Гробы спасения | страница 26
Сообщение о гибели бразильского трансфера, сознательно спровоцированное нападение с ведома официальных властей на аргентинский филиал, способствовали тому, что в голове Кобзева произошел так называемый «мысленный обвал» (выражение, широко распространенное в среде врачей-психиатров), оголивший склоны давно растущей и крепнувшей скалы убеждения в необходимости полного уничтожения всех Гробовых деревьев. «Я же, положа руку на сердце, не Господь Бог и не имею права кощунственно пользоваться его возможностями!» – подумал он, продолжая пристально глядеть на ласкающее взор золотистое сияние бурно растущих будущих матерей Чудо-Гробов. – «Трансфер в Россию будет моей последней акцией!».
Именно поэтому он распорядился уничтожить все оставшиеся тринадцать филиалов в тринадцати странах мира. И сразу после твердо принятого решения по крутым склонам его принципиально новых убеждений начали низвергаться целые потоки мыслей: мысли-вопросы, мысли-рассуждения и мысли-ответы. На вопросы он не находил правильных ответов – ответы казались непонятными и неубедительными по причине отсутствия точных формулировок в самих вопросах, на которые они были получены; рассуждения не удовлетворяли его из-за естественного отсутствия исчерпывающих знаний о происхождении Деревьев.
Гробовые Деревья представляли сплошную загадку, и невозможность разгадать хотя бы малую частицу ее мучила Кобзева, словно постоянная зубная боль. Сейчас он напряженно размышлял над тем, как воспримут его подарок в далеком родном городке и сумеют ли правильно воспользоваться Чудо-Гробами ветераны войны и труда?

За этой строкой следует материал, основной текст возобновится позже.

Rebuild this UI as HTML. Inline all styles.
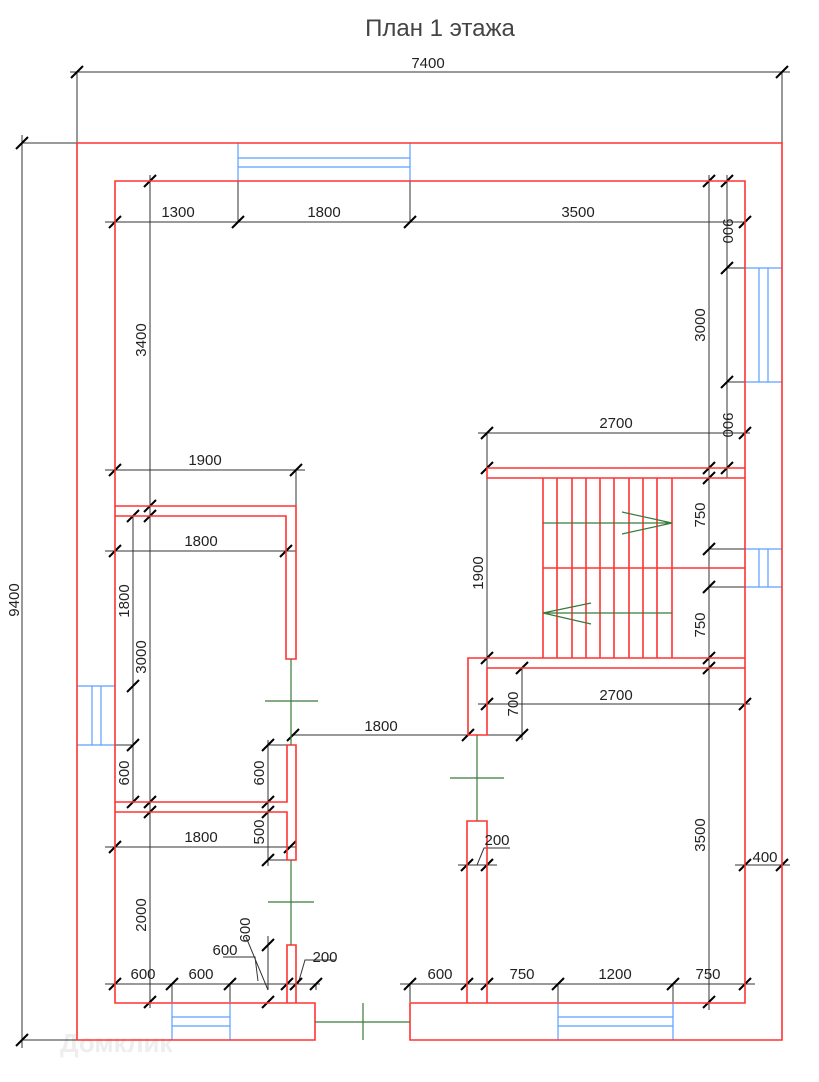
<!DOCTYPE html>
<html><head><meta charset="utf-8"><style>
html,body{margin:0;padding:0;background:#fff}
svg{display:block}
text{font-family:"Liberation Sans",sans-serif;font-size:15px;fill:#222}
</style></head><body>
<svg width="819" height="1082" viewBox="0 0 819 1082" xmlns="http://www.w3.org/2000/svg">
<defs><line id="t" x1="-6" y1="6" x2="6" y2="-6" stroke="#000" stroke-width="2"/></defs>
<text x="440" y="36" font-size="24" text-anchor="middle" style="font-size:24px;fill:#444">План 1 этажа</text>
<text x="60" y="1052" style="font-size:26px;fill:#eee;font-weight:bold">Домклик</text>

<!-- dimension lines -->
<g stroke="#333" stroke-width="1" fill="none">
<path d="M70 72H790M77 72V143M782 72V143"/>
<path d="M22 135V1048M22 143H77M22 1040H77"/>
<path d="M105 222H745M238 181V222M410 181V222"/>
<path d="M150 175V1008"/>
<path d="M133 516V802M133 745H115"/>
<path d="M105 470H305M296 470V506"/>
<path d="M105 551H296"/>
<path d="M105 847H296"/>
<path d="M268 740V866M268 745H287M268 860H287"/>
<path d="M105 984H320M172 984V1002M230 984V1002M316 984V990"/>
<path d="M400 984H755M558 984V1002M673 984V1002M410 984V1002"/>
<path d="M291 735H470"/>
<path d="M478 433H750M487 433V468"/>
<path d="M478 704H750"/>
<path d="M522 668V740M487 735H522"/>
<path d="M487 478V668"/>
<path d="M709 175V1010"/>
<path d="M727 175V478M727 268H745M727 382H745"/>
<path d="M709 549H745M709 587H745"/>
<path d="M735 865H790"/>
<path d="M458 865H497"/>
<path d="M223 957H255L258 981M246 937L268 990M268 936V990"/>
<path d="M298 984L305 960H335"/>
<path d="M477 865L484 848H510"/>
</g>

<!-- ticks -->
<g>
<use href="#t" x="77" y="72"/><use href="#t" x="782" y="72"/>
<use href="#t" x="22" y="143"/><use href="#t" x="22" y="1040"/>
<use href="#t" x="115" y="222"/><use href="#t" x="238" y="222"/><use href="#t" x="410" y="222"/><use href="#t" x="745" y="222"/>
<use href="#t" x="150" y="181"/><use href="#t" x="150" y="506"/><use href="#t" x="150" y="516"/><use href="#t" x="150" y="802"/><use href="#t" x="150" y="812"/><use href="#t" x="150" y="1002"/>
<use href="#t" x="133" y="516"/><use href="#t" x="133" y="686"/><use href="#t" x="133" y="745"/><use href="#t" x="133" y="802"/>
<use href="#t" x="115" y="470"/><use href="#t" x="296" y="470"/>
<use href="#t" x="115" y="551"/><use href="#t" x="286" y="551"/>
<use href="#t" x="115" y="847"/><use href="#t" x="290" y="847"/>
<use href="#t" x="268" y="745"/><use href="#t" x="268" y="802"/><use href="#t" x="268" y="812"/><use href="#t" x="268" y="860"/>
<use href="#t" x="268" y="945"/><use href="#t" x="268" y="1002"/>
<use href="#t" x="115" y="984"/><use href="#t" x="172" y="984"/><use href="#t" x="230" y="984"/><use href="#t" x="287" y="984"/><use href="#t" x="296" y="984"/><use href="#t" x="316" y="984"/>
<use href="#t" x="410" y="984"/><use href="#t" x="467" y="984"/><use href="#t" x="487" y="984"/><use href="#t" x="558" y="984"/><use href="#t" x="673" y="984"/><use href="#t" x="745" y="984"/>
<use href="#t" x="293" y="735"/><use href="#t" x="468" y="735"/>
<use href="#t" x="487" y="433"/><use href="#t" x="745" y="433"/>
<use href="#t" x="487" y="704"/><use href="#t" x="745" y="704"/>
<use href="#t" x="487" y="468"/><use href="#t" x="487" y="658"/>
<use href="#t" x="522" y="668"/><use href="#t" x="522" y="735"/>
<use href="#t" x="709" y="181"/><use href="#t" x="709" y="468"/><use href="#t" x="709" y="478"/><use href="#t" x="709" y="549"/><use href="#t" x="709" y="587"/><use href="#t" x="709" y="658"/><use href="#t" x="709" y="668"/><use href="#t" x="709" y="1002"/>
<use href="#t" x="727" y="181"/><use href="#t" x="727" y="268"/><use href="#t" x="727" y="382"/><use href="#t" x="727" y="468"/>
<use href="#t" x="745" y="865"/><use href="#t" x="782" y="865"/>
<use href="#t" x="467" y="865"/><use href="#t" x="487" y="865"/>
</g>

<!-- windows -->
<g stroke="#5aa0ff" stroke-width="1.2" fill="none">
<path d="M238 143V181M410 143V181M238 158H410M238 167H410"/>
<path d="M745 268H782M745 382H782M759 268V382M768 268V382"/>
<path d="M745 549H782M745 587H782M759 549V587M768 549V587"/>
<path d="M77 686H115M77 745H115M92 686V745M101 686V745"/>
<path d="M172 1003V1040M230 1003V1040M172 1017H230M172 1026H230"/>
<path d="M558 1003V1040M673 1003V1040M558 1017H673M558 1026H673"/>
</g>

<!-- walls -->
<g stroke="#f33" stroke-width="1.6" fill="none">
<path d="M77 143H782V1040H410V1003H745V181H115V1003H315V1040H77Z"/>
<path d="M115 506H296V659H286V516H115"/>
<path d="M287 745H296V860H287V812H115M115 802H287V745"/>
<path d="M287 1003V945H296V1003"/>
<path d="M745 468H487V478H745"/>
<path d="M543 478V658M557 478V658M572 478V658M586 478V658M600 478V658M614 478V658M629 478V658M643 478V658M657 478V658M672 478V658M543 568H745"/>
<path d="M745 658H468V735H487V668H745"/>
<path d="M467 1003V821H487V1003"/>
</g>

<!-- green -->
<g stroke="#3a7a3a" stroke-width="1.2" fill="none">
<path d="M291 659V745M265 701H318"/>
<path d="M291 860V945M268 902H314"/>
<path d="M477 735V821M450 778H504"/>
<path d="M315 1022H410M363 1003V1040"/>
<path d="M543 523H672M622 512L672 523L622 534"/>
<path d="M543 613H672M591 603L543 613L591 624"/>
</g>

<!-- labels -->
<text x="428" y="68" text-anchor="middle">7400</text>
<text transform="translate(19,600) rotate(-90)" text-anchor="middle">9400</text>
<text x="178" y="217" text-anchor="middle">1300</text>
<text x="324" y="217" text-anchor="middle">1800</text>
<text x="578" y="217" text-anchor="middle">3500</text>
<text transform="translate(146,340) rotate(-90)" text-anchor="middle">3400</text>
<text transform="translate(146,657) rotate(-90)" text-anchor="middle">3000</text>
<text transform="translate(146,915) rotate(-90)" text-anchor="middle">2000</text>
<text transform="translate(129,601) rotate(-90)" text-anchor="middle">1800</text>
<text transform="translate(129,773) rotate(-90)" text-anchor="middle">600</text>
<text x="205" y="465" text-anchor="middle">1900</text>
<text x="201" y="546" text-anchor="middle">1800</text>
<text x="201" y="842" text-anchor="middle">1800</text>
<text transform="translate(264,773) rotate(-90)" text-anchor="middle">600</text>
<text transform="translate(264,832) rotate(-90)" text-anchor="middle">500</text>
<text x="143" y="979" text-anchor="middle">600</text>
<text x="201" y="979" text-anchor="middle">600</text>
<text x="225" y="955" text-anchor="middle">600</text>
<text transform="translate(250,930) rotate(-90)" text-anchor="middle">600</text>
<text x="325" y="962" text-anchor="middle">200</text>
<text x="440" y="979" text-anchor="middle">600</text>
<text x="522" y="979" text-anchor="middle">750</text>
<text x="615" y="979" text-anchor="middle">1200</text>
<text x="708" y="979" text-anchor="middle">750</text>
<text x="381" y="731" text-anchor="middle">1800</text>
<text x="616" y="428" text-anchor="middle">2700</text>
<text x="616" y="700" text-anchor="middle">2700</text>
<text transform="translate(518,704) rotate(-90)" text-anchor="middle">700</text>
<text transform="translate(483,573) rotate(-90)" text-anchor="middle">1900</text>
<text transform="translate(705,325) rotate(-90)" text-anchor="middle">3000</text>
<text transform="translate(705,835) rotate(-90)" text-anchor="middle">3500</text>
<text transform="translate(705,515) rotate(-90)" text-anchor="middle">750</text>
<text transform="translate(705,625) rotate(-90)" text-anchor="middle">750</text>
<text transform="translate(723,231) rotate(90)" text-anchor="middle">900</text>
<text transform="translate(723,425) rotate(90)" text-anchor="middle">900</text>
<text x="765" y="862" text-anchor="middle">400</text>
<text x="497" y="845" text-anchor="middle">200</text>
</svg>
</body></html>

На пристани речного вокзала собралось довольно внушительное сборище: съемочная группа с Первого Канала, телевизионщики из городской и областной телестудий, корреспонденты городских и областных радио и газет, несколько десятков чиновников различного ранга, и просто – зеваки, пришедшие поглазеть на широко разрекламированную заморскую гуманитарную помощь. В центре внимания корреспондентской братии находился мэр Капустограда Павел Васильевич Ефремов. На него было направлено большинство софитов и объективов, и чувствовалось, что такое пристальное внимание представителей СМИ здорово будоражило мэра. Он не успевал отвечать на многочисленные вопросы, сыпавшиеся на него со всех сторон от журналистской братии, часть из которой за поздним временем и ощутимой прохладой, веявшей с реки, была слегка, что говорится, «на взводе» и, вследствие этого за словом в карман не лезла. После животного, грубого, во всех отношениях аморального и противозаконного совокупления с дебелой сорокалетней секретаршей Софьей Павловной и немедленно последовавшего вслед за ним нервно-психического срыва, к десяти вечера настроение мэра все-таки резко поднялось и, отвечая на вопросы журналистов, он часто жизнерадостно хохотал, с удовольствием показывая окружающим четырнадцать золотых и шесть фарфоровых зубов. Кто-то очень верно, негромко, так что его никто не услышал, заметил по поводу сверкавших в полумраке поздних майских сумерек острых, крепких и дорогих зубов Павла Васильевича: «Такому палец в рот не клади!».